Banks are working to meet digital disruption head-on as they look to meet customer demands with technologies such as beacon technology and Artificial Intelligence.
Citi Bank is deploying beacon technology across a number of its Smart Banking branches in Manhattan. The trial, which will see Bluetooth Smart Beacons give customers cardless entry into ATM lobbies after hours, comes as part of an on-going drive to bring in new technologies.
Citi is hoping to use the technology from Gimblar to let customers use their iPhone or iWatch to access the bank even when it is not open.
The bank has also recently launched a voice biometrics solution to verify a customer’s identify within the first few seconds of call.
Although the beacon technology is initially being tested at the bank’s Smart Branches in New York City, it could eventually extend to the UK where it has opened a Smart Branch at Canary Wharf.
Citi isn’t alone in the drive to test out new technologies with Deutsche Bank "crowdstorming" ideas on how AI can be used in the financial services industry.
The bank is inviting people to submit their ideas for the chance to develop them at its innovation labs and to win cash prizes.
Deutsche Bank is working with jovoto, a company that specialises in brainstorming ideas, to invite "financial disrupters and creative minds" to submit their concepts on AI and how they can be adapted to banking, the bank said.
Those hoping to submit ideals will have till the end of June. After the deadline, the best applications will be presented to top level management and then to the bank’s innovation lab in Berlin.
These kinds of ideas are being driven by consumer demand for the latest technology. A recent report by Fujitsu UK&I found that 37% of consumers in Europe are willing to consider leaving their banking and insurance providers if they do not offer up-to-date technology.
In the UK, 39% of those surveyed said they would leave their provider if digital demands were not met.
This demand for access to the latest technology has led to British consumers being much more willing than the rest of Europe to share their personal data. These services include lowering mortage premiums (69%), recommending relevant products or services (53%) and information or spending habits (50%).
The survey polled 7,013 EU citizens, including 1,000 in the UK and highlights a progressive customer attitude that has created a shift in expectations.

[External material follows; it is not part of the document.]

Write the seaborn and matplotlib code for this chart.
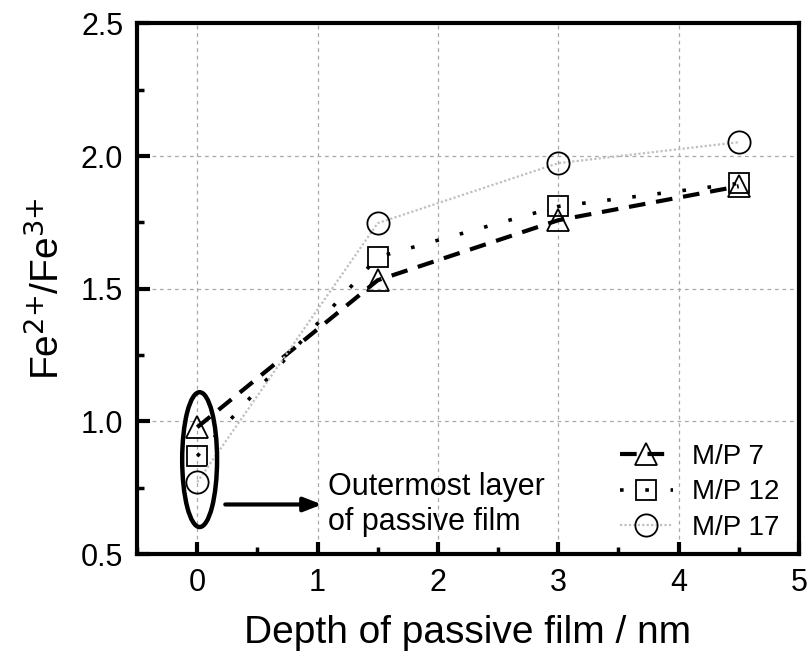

Customers now expect to receive access to the latest technologies and are willing to move away from traditional providers to find the service that suits them. A fifth of respondents said they would buy banking or insurance services from potential disrupters like Google, Amazon or Facebook.
Customers are essentially looking for easier and more convenient interactions and are becoming less afraid to look away from the traditional providers.
Although there is an increasingly long list of examples highlighting how banks are looking at technologies such as biometric security, robo-advisers and mobile banking, often the tech is being run as a trial and is yet to become commonplace.